### EXERCISE GOAL
Report, as a bare number, how many lines hold "image".

-- BEGIN STORED ROWS --

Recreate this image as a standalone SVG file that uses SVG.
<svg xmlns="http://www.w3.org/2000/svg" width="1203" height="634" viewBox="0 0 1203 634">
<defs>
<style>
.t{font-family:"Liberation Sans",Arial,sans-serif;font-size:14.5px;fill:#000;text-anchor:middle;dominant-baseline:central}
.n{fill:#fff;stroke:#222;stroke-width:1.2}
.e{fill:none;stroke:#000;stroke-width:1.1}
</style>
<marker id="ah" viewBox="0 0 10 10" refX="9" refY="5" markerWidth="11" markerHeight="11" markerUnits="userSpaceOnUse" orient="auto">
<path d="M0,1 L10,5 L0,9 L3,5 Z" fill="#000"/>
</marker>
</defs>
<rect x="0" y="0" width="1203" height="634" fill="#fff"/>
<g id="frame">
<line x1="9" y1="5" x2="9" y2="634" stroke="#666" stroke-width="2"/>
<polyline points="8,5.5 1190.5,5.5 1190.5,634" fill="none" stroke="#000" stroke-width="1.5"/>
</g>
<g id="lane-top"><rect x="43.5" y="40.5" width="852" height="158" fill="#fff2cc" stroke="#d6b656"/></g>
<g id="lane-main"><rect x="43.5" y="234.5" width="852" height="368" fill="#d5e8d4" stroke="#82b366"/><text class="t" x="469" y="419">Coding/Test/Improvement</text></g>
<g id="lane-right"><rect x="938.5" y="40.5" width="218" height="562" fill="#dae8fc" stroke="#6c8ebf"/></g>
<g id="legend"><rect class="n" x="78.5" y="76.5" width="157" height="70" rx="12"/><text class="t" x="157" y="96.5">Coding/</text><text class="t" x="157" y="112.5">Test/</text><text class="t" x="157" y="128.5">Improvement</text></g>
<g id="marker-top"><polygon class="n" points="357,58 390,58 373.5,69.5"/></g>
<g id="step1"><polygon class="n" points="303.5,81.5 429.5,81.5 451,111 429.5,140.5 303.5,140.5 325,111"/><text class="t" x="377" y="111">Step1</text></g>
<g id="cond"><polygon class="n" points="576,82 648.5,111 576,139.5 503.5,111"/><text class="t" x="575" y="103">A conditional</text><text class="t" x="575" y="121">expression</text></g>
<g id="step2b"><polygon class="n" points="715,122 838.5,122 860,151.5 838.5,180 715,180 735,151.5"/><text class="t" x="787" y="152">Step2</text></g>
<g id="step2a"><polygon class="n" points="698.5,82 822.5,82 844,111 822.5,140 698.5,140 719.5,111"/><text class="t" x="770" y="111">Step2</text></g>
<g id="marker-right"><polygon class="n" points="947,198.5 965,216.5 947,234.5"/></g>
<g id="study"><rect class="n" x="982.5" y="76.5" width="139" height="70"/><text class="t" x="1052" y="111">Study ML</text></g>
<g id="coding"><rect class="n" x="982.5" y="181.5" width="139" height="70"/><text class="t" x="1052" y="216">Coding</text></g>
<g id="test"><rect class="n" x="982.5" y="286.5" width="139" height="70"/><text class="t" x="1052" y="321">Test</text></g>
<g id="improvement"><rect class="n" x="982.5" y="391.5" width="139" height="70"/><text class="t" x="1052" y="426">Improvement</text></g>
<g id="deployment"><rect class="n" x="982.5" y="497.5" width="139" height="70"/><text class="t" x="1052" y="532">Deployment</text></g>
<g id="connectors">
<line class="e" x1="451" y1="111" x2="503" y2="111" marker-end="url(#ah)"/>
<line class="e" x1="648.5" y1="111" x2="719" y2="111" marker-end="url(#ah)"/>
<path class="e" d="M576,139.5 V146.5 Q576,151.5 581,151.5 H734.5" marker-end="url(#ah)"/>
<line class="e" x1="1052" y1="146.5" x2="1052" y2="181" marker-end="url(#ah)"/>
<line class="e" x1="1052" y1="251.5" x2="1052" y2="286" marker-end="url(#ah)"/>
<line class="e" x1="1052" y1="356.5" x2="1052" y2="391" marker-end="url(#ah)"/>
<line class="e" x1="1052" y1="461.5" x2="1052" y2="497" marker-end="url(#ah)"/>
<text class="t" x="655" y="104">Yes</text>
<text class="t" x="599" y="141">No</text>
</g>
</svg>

-- END STORED ROWS --
-- BEGIN STORED ROWS --

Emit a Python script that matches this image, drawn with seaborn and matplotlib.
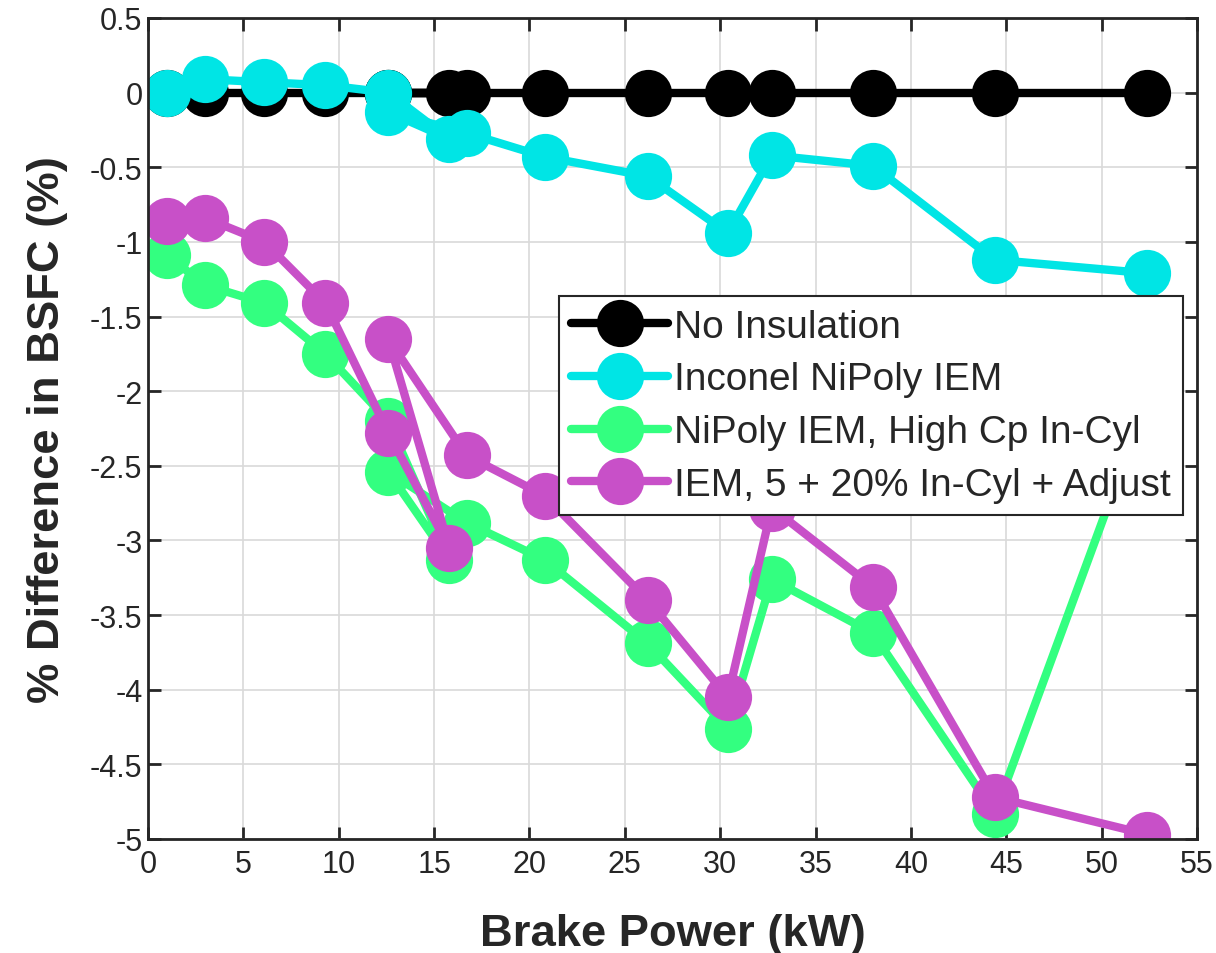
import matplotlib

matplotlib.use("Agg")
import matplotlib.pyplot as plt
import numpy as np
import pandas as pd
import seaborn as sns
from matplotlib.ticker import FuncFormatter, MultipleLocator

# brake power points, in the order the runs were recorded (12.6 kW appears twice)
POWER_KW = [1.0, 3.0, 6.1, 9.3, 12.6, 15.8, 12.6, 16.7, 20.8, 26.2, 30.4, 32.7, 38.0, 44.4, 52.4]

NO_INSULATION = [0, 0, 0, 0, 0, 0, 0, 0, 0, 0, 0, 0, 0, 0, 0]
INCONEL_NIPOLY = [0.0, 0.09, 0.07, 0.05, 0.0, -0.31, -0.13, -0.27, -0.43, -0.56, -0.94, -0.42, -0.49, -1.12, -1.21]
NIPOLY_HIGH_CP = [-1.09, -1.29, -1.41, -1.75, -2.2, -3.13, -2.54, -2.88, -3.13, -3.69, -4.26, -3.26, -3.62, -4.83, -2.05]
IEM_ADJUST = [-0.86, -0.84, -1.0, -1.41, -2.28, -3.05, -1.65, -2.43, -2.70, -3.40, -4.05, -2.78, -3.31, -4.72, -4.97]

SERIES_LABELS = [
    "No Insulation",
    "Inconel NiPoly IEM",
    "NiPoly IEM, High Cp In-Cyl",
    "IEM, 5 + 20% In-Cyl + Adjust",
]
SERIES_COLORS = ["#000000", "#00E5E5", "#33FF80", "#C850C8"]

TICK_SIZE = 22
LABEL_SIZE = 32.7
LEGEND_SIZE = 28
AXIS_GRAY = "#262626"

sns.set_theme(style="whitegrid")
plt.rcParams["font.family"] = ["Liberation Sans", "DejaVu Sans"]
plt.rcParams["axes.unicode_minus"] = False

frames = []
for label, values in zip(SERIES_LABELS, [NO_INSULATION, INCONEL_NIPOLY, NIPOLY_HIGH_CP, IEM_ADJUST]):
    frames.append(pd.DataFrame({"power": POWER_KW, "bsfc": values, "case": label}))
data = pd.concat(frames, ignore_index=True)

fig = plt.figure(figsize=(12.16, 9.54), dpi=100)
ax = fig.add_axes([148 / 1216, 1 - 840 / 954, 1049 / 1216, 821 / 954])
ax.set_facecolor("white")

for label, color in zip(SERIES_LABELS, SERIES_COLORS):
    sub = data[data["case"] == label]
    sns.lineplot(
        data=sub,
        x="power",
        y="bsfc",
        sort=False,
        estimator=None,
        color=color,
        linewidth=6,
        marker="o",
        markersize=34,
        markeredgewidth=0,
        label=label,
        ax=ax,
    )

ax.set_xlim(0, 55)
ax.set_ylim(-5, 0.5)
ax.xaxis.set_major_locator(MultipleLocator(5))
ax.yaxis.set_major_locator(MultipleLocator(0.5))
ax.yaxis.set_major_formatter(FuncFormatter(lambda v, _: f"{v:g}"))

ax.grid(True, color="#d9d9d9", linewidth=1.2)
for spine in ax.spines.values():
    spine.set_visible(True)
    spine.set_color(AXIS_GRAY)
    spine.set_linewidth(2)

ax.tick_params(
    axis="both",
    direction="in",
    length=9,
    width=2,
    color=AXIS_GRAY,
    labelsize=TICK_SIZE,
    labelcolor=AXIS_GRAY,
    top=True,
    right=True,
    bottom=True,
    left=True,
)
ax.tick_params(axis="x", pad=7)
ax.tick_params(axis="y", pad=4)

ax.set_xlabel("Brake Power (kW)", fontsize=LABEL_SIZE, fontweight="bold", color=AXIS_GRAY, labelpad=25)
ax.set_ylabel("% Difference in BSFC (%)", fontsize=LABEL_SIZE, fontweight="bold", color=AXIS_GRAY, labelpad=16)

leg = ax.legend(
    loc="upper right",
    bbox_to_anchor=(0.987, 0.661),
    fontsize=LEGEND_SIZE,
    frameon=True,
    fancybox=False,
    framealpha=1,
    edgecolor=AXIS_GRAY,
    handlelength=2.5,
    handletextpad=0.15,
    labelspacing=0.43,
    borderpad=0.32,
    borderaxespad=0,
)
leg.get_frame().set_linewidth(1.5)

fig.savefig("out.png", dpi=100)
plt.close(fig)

-- END STORED ROWS --
-- BEGIN STORED ROWS --

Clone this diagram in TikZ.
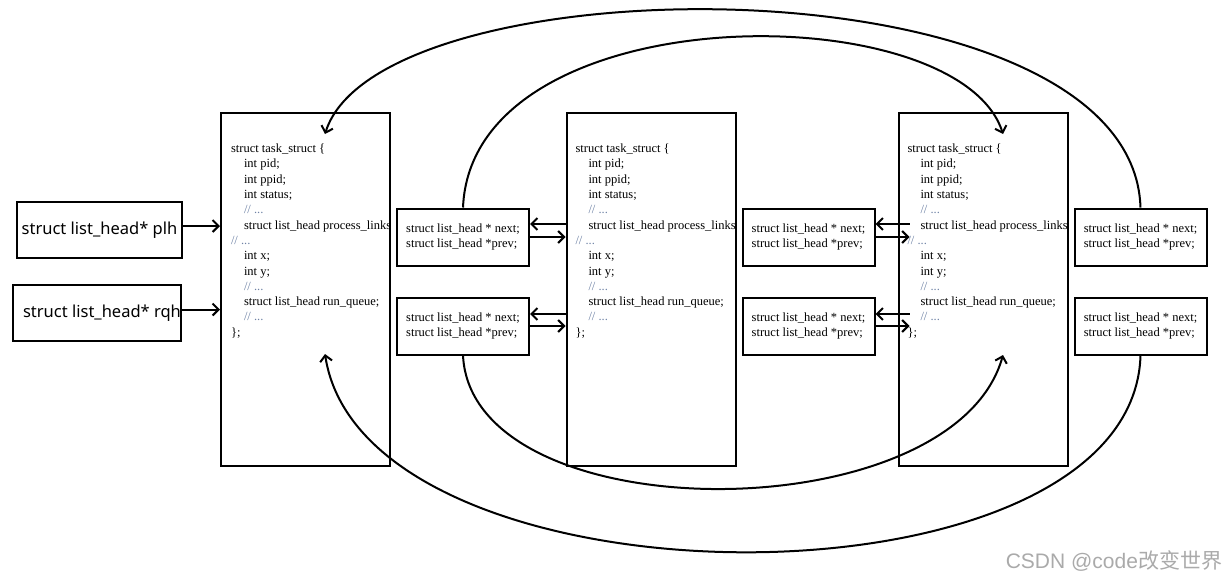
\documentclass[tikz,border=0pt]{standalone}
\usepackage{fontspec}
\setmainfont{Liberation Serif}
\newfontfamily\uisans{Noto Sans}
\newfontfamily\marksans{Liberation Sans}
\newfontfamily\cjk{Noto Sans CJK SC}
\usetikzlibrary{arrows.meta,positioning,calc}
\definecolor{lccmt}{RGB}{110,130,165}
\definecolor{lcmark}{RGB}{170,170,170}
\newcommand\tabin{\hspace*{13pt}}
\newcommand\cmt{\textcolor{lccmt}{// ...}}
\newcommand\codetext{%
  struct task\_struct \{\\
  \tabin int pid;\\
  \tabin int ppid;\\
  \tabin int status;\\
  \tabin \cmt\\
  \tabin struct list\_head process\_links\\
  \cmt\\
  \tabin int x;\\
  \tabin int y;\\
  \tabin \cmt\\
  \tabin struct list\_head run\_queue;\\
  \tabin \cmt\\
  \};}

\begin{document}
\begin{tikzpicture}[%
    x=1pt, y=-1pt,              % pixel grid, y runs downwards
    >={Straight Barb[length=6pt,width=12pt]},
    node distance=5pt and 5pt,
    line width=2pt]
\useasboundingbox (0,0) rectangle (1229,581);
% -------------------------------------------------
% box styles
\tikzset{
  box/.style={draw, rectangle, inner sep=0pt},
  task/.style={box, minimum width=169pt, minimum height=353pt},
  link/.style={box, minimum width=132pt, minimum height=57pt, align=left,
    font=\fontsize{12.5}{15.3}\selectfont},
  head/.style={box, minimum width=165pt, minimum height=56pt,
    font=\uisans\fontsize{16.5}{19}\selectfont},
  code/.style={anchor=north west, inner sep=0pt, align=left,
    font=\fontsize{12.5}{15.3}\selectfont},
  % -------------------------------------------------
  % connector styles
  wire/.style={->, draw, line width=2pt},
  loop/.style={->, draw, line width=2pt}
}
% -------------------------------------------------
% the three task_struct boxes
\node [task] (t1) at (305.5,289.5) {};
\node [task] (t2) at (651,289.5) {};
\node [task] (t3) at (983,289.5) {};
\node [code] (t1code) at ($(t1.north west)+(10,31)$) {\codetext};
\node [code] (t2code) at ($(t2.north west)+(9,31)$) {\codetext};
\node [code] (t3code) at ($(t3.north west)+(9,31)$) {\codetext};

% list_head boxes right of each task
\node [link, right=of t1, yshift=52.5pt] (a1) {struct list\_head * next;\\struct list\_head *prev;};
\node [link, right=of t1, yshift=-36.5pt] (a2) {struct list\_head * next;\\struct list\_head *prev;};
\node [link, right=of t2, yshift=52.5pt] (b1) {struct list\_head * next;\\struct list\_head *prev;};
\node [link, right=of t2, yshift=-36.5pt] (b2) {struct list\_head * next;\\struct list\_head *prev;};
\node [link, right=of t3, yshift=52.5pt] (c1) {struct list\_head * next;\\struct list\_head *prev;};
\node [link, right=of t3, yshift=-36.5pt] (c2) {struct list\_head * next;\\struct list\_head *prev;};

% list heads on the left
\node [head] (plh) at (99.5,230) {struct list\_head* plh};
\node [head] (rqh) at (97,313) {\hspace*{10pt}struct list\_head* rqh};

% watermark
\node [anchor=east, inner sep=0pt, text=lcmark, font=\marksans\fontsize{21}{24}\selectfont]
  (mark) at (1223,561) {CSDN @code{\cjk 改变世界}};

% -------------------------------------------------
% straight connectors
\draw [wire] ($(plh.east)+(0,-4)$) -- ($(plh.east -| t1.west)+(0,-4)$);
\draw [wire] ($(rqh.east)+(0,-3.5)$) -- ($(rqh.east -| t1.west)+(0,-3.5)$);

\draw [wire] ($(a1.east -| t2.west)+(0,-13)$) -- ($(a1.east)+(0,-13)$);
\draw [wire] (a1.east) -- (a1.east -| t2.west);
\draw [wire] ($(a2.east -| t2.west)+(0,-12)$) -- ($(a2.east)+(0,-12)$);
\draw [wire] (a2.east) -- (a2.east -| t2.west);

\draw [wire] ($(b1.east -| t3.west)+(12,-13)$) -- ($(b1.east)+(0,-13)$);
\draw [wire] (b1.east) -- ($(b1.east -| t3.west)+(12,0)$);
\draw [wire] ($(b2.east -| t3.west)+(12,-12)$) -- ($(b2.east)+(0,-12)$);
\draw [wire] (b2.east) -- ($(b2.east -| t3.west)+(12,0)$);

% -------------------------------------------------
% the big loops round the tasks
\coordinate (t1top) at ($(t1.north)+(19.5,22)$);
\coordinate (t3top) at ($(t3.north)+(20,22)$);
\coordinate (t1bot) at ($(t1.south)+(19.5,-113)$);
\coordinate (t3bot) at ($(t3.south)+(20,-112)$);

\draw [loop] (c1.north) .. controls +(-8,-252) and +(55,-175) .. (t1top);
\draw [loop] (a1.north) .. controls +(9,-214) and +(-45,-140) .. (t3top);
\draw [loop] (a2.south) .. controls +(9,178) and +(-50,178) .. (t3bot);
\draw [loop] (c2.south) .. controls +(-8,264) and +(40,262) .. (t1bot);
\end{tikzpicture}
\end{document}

-- END STORED ROWS --

### SOLUTION
2